> Dataset section:
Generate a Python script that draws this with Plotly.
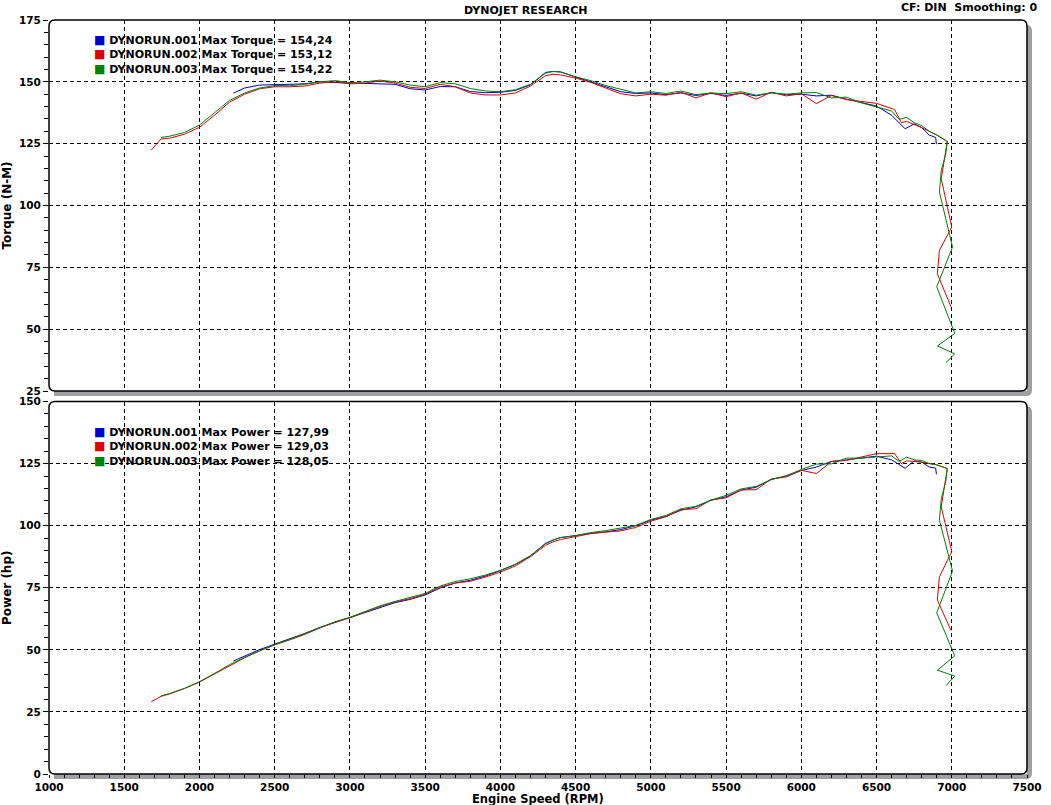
import plotly.graph_objects as go

# 运行名称、颜色和图例数值
run_names = ["DYNORUN.001", "DYNORUN.002", "DYNORUN.003"]
run_colors = ["#0000d0", "#e00000", "#008000"]
max_torque = ["154,24", "153,12", "154,22"]
max_power = ["127,99", "129,03", "128,05"]

# DYNORUN.001
rpm_001 = [2225, 2300, 2400, 2500, 2600, 2700, 2800, 2900, 3000, 3100, 3200, 3300, 3400,
           3500, 3600, 3700, 3800, 3900, 4000, 4100, 4200, 4300, 4350, 4400, 4500, 4600,
           4700, 4800, 4900, 5000, 5100, 5200, 5300, 5400, 5500, 5600, 5700, 5800, 5900,
           6000, 6100, 6200, 6300, 6400, 6500, 6600, 6690, 6750, 6800, 6850, 6893, 6898]
torque_001 = [145.4, 147.5, 148.7, 149.0, 149.0, 149.2, 150.0, 149.7, 149.5, 149.3, 149.0,
              149.0, 147.2, 146.7, 148.1, 148.0, 146.1, 145.6, 145.8, 146.5, 148.8, 153.8,
              154.2, 154.0, 152.0, 150.0, 147.8, 146.0, 145.3, 145.5, 144.8, 145.5, 144.5,
              145.3, 144.5, 145.4, 144.3, 145.6, 144.8, 145.0, 144.3, 144.6, 143.0, 141.5,
              140.2, 136.5, 131.0, 133.0, 131.5, 128.5, 127.5, 124.8]
power_001 = [45.5, 47.6, 50.1, 52.3, 54.4, 56.6, 59.0, 61.0, 63.0, 65.0, 67.0, 69.0, 70.3,
             72.1, 74.9, 76.9, 78.0, 79.7, 81.9, 84.4, 87.8, 92.9, 94.2, 95.2, 96.0, 96.9,
             97.5, 98.4, 100.0, 102.2, 103.7, 106.2, 107.6, 110.2, 111.6, 114.3, 115.5,
             118.6, 120.0, 122.2, 123.6, 125.9, 126.5, 127.2, 128.0, 126.5, 123.1, 126.1,
             125.6, 123.6, 123.2, 120.7]

# DYNORUN.002
rpm_002 = [1680, 1745, 1800, 1900, 2000, 2100, 2200, 2300, 2400, 2500, 2600, 2700, 2800,
           2900, 3000, 3100, 3200, 3300, 3400, 3500, 3600, 3700, 3800, 3900, 4000, 4100,
           4200, 4300, 4350, 4400, 4500, 4600, 4700, 4800, 4900, 5000, 5100, 5200, 5300,
           5400, 5500, 5600, 5700, 5800, 5900, 6000, 6100, 6200, 6300, 6400, 6500, 6620,
           6665, 6700, 6800, 6900, 6970, 6930, 7000, 6918, 6904, 6995]
torque_002 = [122.5, 126.9, 127.2, 128.8, 131.6, 136.5, 141.8, 145.0, 147.2, 148.0, 148.0,
              148.3, 149.5, 150.0, 149.2, 149.5, 150.3, 149.5, 147.8, 147.3, 149.0, 148.0,
              145.5, 144.7, 144.7, 145.5, 148.3, 152.5, 153.1, 152.8, 151.5, 149.8, 147.5,
              145.2, 144.3, 145.0, 144.6, 145.8, 143.5, 145.6, 144.0, 145.5, 143.0, 145.8,
              144.3, 145.2, 141.2, 144.5, 142.8, 142.0, 141.3, 138.8, 133.5, 134.0, 131.5,
              128.5, 125.9, 110.8, 91.3, 81.9, 72.4, 59.0]
power_002 = [29.1, 31.3, 32.2, 34.4, 37.0, 40.3, 43.8, 46.8, 49.6, 52.0, 54.0, 56.2, 58.8,
             61.1, 62.9, 65.1, 67.5, 69.3, 70.6, 72.4, 75.3, 76.9, 77.6, 79.3, 81.3, 83.8,
             87.5, 92.1, 93.5, 94.4, 95.7, 96.8, 97.4, 97.9, 99.3, 101.8, 103.6, 106.5,
             106.8, 110.4, 111.2, 114.4, 114.5, 118.8, 119.6, 122.3, 121.0, 125.8, 126.3,
             127.6, 129.0, 129.0, 125.0, 126.1, 125.6, 124.5, 123.0, 107.6, 89.6, 79.4,
             70.1, 57.8]

# DYNORUN.003
rpm_003 = [1745, 1800, 1900, 2000, 2100, 2200, 2300, 2400, 2500, 2600, 2700, 2800, 2900,
           3000, 3100, 3200, 3300, 3400, 3500, 3600, 3700, 3800, 3900, 4000, 4100, 4200,
           4300, 4350, 4400, 4500, 4600, 4700, 4800, 4900, 5000, 5100, 5200, 5300, 5400,
           5500, 5600, 5700, 5800, 5900, 6000, 6100, 6200, 6300, 6400, 6500, 6600, 6650,
           6700, 6750, 6800, 6850, 6900, 6970, 6960, 6930, 6918, 7005, 6900, 7020, 6905,
           7020, 6962]
torque_003 = [127.5, 128.0, 129.5, 132.5, 137.5, 142.5, 145.5, 147.5, 148.5, 148.4, 149.0,
              150.0, 150.5, 149.7, 150.0, 150.7, 150.0, 148.7, 148.0, 149.7, 149.2, 147.3,
              146.3, 146.0, 146.8, 149.0, 153.5, 154.2, 154.0, 152.0, 150.5, 148.5, 147.0,
              145.5, 146.0, 145.3, 146.3, 144.8, 145.5, 145.2, 146.0, 144.6, 145.6, 145.0,
              145.5, 145.7, 143.5, 143.8, 141.5, 139.8, 138.2, 134.8, 135.6, 133.5, 132.3,
              130.0, 128.5, 125.9, 120.8, 114.1, 105.4, 83.2, 67.1, 48.3, 43.2, 40.0, 36.5]
power_003 = [31.5, 32.4, 34.5, 37.2, 40.5, 44.0, 47.0, 49.7, 52.1, 54.2, 56.5, 59.0, 61.3,
             63.1, 65.3, 67.7, 69.5, 71.0, 72.7, 75.7, 77.5, 78.6, 80.1, 82.0, 84.5, 87.9,
             92.7, 94.2, 95.2, 96.0, 97.2, 98.0, 99.1, 100.1, 102.5, 104.1, 106.8, 107.8,
             110.3, 112.2, 114.8, 115.8, 118.6, 120.1, 122.6, 124.8, 124.9, 127.2, 127.2,
             127.6, 128.1, 125.9, 127.6, 126.5, 126.3, 125.0, 124.5, 123.0, 117.8, 110.8,
             102.2, 81.7, 64.9, 47.6, 41.8, 39.4, 35.6]

runs = [(rpm_001, torque_001, power_001),
        (rpm_002, torque_002, power_002),
        (rpm_003, torque_003, power_003)]

# 页面尺寸与边距（像素）
W, H = 1051, 805
ML, MR, MT, MB = 49, 24, 20, 31
PW, PH = W - ML - MR, H - MT - MB


def px_x(px):
    """像素 x -> 纸面坐标"""
    return (px - ML) / PW


def px_y(py):
    """像素 y -> 纸面坐标"""
    return (H - MB - py) / PH


TOP_BOX = (49, 20, 1027, 391)        # 左, 上, 右, 下
BOT_BOX = (49, 401.5, 1027, 774)

FONT = "DejaVu Sans, Verdana, sans-serif"


def rounded_path(box, r=6):
    """圆角矩形路径（纸面坐标）"""
    l, t, rt, b = box
    rx, ry = r / PW, r / PH
    x0, x1 = px_x(l), px_x(rt)
    y0, y1 = px_y(b), px_y(t)
    return (f"M {x0 + rx},{y1} L {x1 - rx},{y1} Q {x1},{y1} {x1},{y1 - ry} "
            f"L {x1},{y0 + ry} Q {x1},{y0} {x1 - rx},{y0} L {x0 + rx},{y0} "
            f"Q {x0},{y0} {x0},{y0 + ry} L {x0},{y1 - ry} Q {x0},{y1} {x0 + rx},{y1} Z")


def shadow_path(box, d=5, r=6):
    """右下方阴影（L形）"""
    l, t, rt, b = box
    p = f"M {px_x(l + d)},{px_y(b)} L {px_x(l + d)},{px_y(b + d)} "
    p += f"L {px_x(rt + d - r)},{px_y(b + d)} "
    p += f"Q {px_x(rt + d)},{px_y(b + d)} {px_x(rt + d)},{px_y(b + d - r)} "
    p += f"L {px_x(rt + d)},{px_y(t + d + r)} Q {px_x(rt + d)},{px_y(t + d)} {px_x(rt)},{px_y(t + d)} "
    p += f"L {px_x(rt)},{px_y(b)} Z"
    return p


fig = go.Figure()

for name, color, (rpm, tq, pw) in zip(run_names, run_colors, runs):
    fig.add_trace(go.Scatter(x=rpm, y=tq, mode="lines", name=name,
                             line=dict(color=color, width=1),
                             xaxis="x", yaxis="y", showlegend=False))
    fig.add_trace(go.Scatter(x=rpm, y=pw, mode="lines", name=name,
                             line=dict(color=color, width=1),
                             xaxis="x2", yaxis="y2", showlegend=False))

grid = dict(showgrid=True, gridcolor="black", gridwidth=1, griddash="4px,3px",
            zeroline=False, showline=False)
tick_font = dict(family=FONT, size=10.5, color="black", weight="bold")
title_font = dict(family=FONT, size=12, color="black", weight="bold")

fig.update_layout(
    width=W, height=H,
    margin=dict(l=ML, r=MR, t=MT, b=MB, autoexpand=False),
    paper_bgcolor="white", plot_bgcolor="white",
    font=dict(family=FONT, color="black"),
    showlegend=False,
    xaxis=dict(domain=[0, 1], range=[1000, 7500], tick0=1000, dtick=500, anchor="y",
               showticklabels=False, ticks="", **grid),
    yaxis=dict(domain=[px_y(TOP_BOX[3]), 1], range=[25, 175], tick0=25, dtick=25,
               anchor="x", ticks="outside", ticklen=5, tickcolor="black",
               tickfont=tick_font,
               minor=dict(dtick=5, ticks="outside", ticklen=4, tickcolor="black",
                          showgrid=False),
               title=dict(text="Torque (N-M)", font=title_font, standoff=10), **grid),
    xaxis2=dict(domain=[0, 1], range=[1000, 7500], tick0=1000, dtick=500, anchor="y2",
                ticks="outside", ticklen=3, tickcolor="black", tickfont=tick_font,
                minor=dict(dtick=100, ticks="outside", ticklen=3, tickcolor="black",
                           showgrid=False), **grid),
    yaxis2=dict(domain=[0, px_y(BOT_BOX[1])], range=[0, 150], tick0=0, dtick=25,
                anchor="x2", ticks="outside", ticklen=5, tickcolor="black",
                tickfont=tick_font,
                minor=dict(dtick=5, ticks="outside", ticklen=4, tickcolor="black",
                           showgrid=False),
                title=dict(text="Power (hp)", font=title_font, standoff=10), **grid),
)

# 面板阴影与圆角边框
shapes = []
for box in (TOP_BOX, BOT_BOX):
    shapes.append(dict(type="path", path=shadow_path(box), xref="paper", yref="paper",
                       fillcolor="#a0a0a4", line=dict(width=0), layer="below"))
for box in (TOP_BOX, BOT_BOX):
    shapes.append(dict(type="path", path=rounded_path(box), xref="paper", yref="paper",
                       fillcolor="rgba(0,0,0,0)", line=dict(color="black", width=1.5),
                       layer="above"))
fig.update_layout(shapes=shapes)


# 图例文字（带色块）
def legend_text(label, values):
    rows = []
    for name, color, v in zip(run_names, run_colors, values):
        rows.append(f'<span style="color:{color};font-size:12px">■</span> '
                    f'{name} Max {label} = {v}')
    return "<br>".join(rows)


legend_font = dict(family=FONT, size=11, color="black", weight="bold")
fig.add_annotation(text=legend_text("Torque", max_torque), xref="paper", yref="paper",
                   x=px_x(92), y=px_y(31), xanchor="left", yanchor="top",
                   align="left", showarrow=False, font=legend_font)
fig.add_annotation(text=legend_text("Power", max_power), xref="paper", yref="paper",
                   x=px_x(92), y=px_y(423), xanchor="left", yanchor="top",
                   align="left", showarrow=False, font=legend_font)

# 顶部标题与横轴标题
fig.add_annotation(text="DYNOJET RESEARCH", xref="paper", yref="paper",
                   x=px_x(525), y=px_y(10), xanchor="center", yanchor="middle",
                   showarrow=False, font=legend_font)
fig.add_annotation(text="CF: DIN\u00a0\u00a0Smoothing: 0", xref="paper", yref="paper",
                   x=px_x(1040), y=px_y(8), xanchor="right", yanchor="middle",
                   showarrow=False, font=legend_font)
fig.add_annotation(text="Engine Speed (RPM)", xref="paper", yref="paper",
                   x=px_x(538), y=px_y(798.5), xanchor="center", yanchor="middle",
                   showarrow=False, font=dict(family=FONT, size=11.5, color="black",
                                              weight="bold"))

# 去掉页面 body 的默认外边距，让图正好铺满窗口；不显示工具栏
fig.write_html("out.html", config={"displayModeBar": False},
               post_script="document.body.style.margin='0';")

> Work to do: Write out nothing but the lines from the start of the data through the line with "125.6, 123.6, 123.2, 120.7]". Leave out the pictures.

> Reply to the exercise:
Generate a Python script that draws this with Plotly.
import plotly.graph_objects as go

# 运行名称、颜色和图例数值
run_names = ["DYNORUN.001", "DYNORUN.002", "DYNORUN.003"]
run_colors = ["#0000d0", "#e00000", "#008000"]
max_torque = ["154,24", "153,12", "154,22"]
max_power = ["127,99", "129,03", "128,05"]

# DYNORUN.001
rpm_001 = [2225, 2300, 2400, 2500, 2600, 2700, 2800, 2900, 3000, 3100, 3200, 3300, 3400,
           3500, 3600, 3700, 3800, 3900, 4000, 4100, 4200, 4300, 4350, 4400, 4500, 4600,
           4700, 4800, 4900, 5000, 5100, 5200, 5300, 5400, 5500, 5600, 5700, 5800, 5900,
           6000, 6100, 6200, 6300, 6400, 6500, 6600, 6690, 6750, 6800, 6850, 6893, 6898]
torque_001 = [145.4, 147.5, 148.7, 149.0, 149.0, 149.2, 150.0, 149.7, 149.5, 149.3, 149.0,
              149.0, 147.2, 146.7, 148.1, 148.0, 146.1, 145.6, 145.8, 146.5, 148.8, 153.8,
              154.2, 154.0, 152.0, 150.0, 147.8, 146.0, 145.3, 145.5, 144.8, 145.5, 144.5,
              145.3, 144.5, 145.4, 144.3, 145.6, 144.8, 145.0, 144.3, 144.6, 143.0, 141.5,
              140.2, 136.5, 131.0, 133.0, 131.5, 128.5, 127.5, 124.8]
power_001 = [45.5, 47.6, 50.1, 52.3, 54.4, 56.6, 59.0, 61.0, 63.0, 65.0, 67.0, 69.0, 70.3,
             72.1, 74.9, 76.9, 78.0, 79.7, 81.9, 84.4, 87.8, 92.9, 94.2, 95.2, 96.0, 96.9,
             97.5, 98.4, 100.0, 102.2, 103.7, 106.2, 107.6, 110.2, 111.6, 114.3, 115.5,
             118.6, 120.0, 122.2, 123.6, 125.9, 126.5, 127.2, 128.0, 126.5, 123.1, 126.1,
             125.6, 123.6, 123.2, 120.7]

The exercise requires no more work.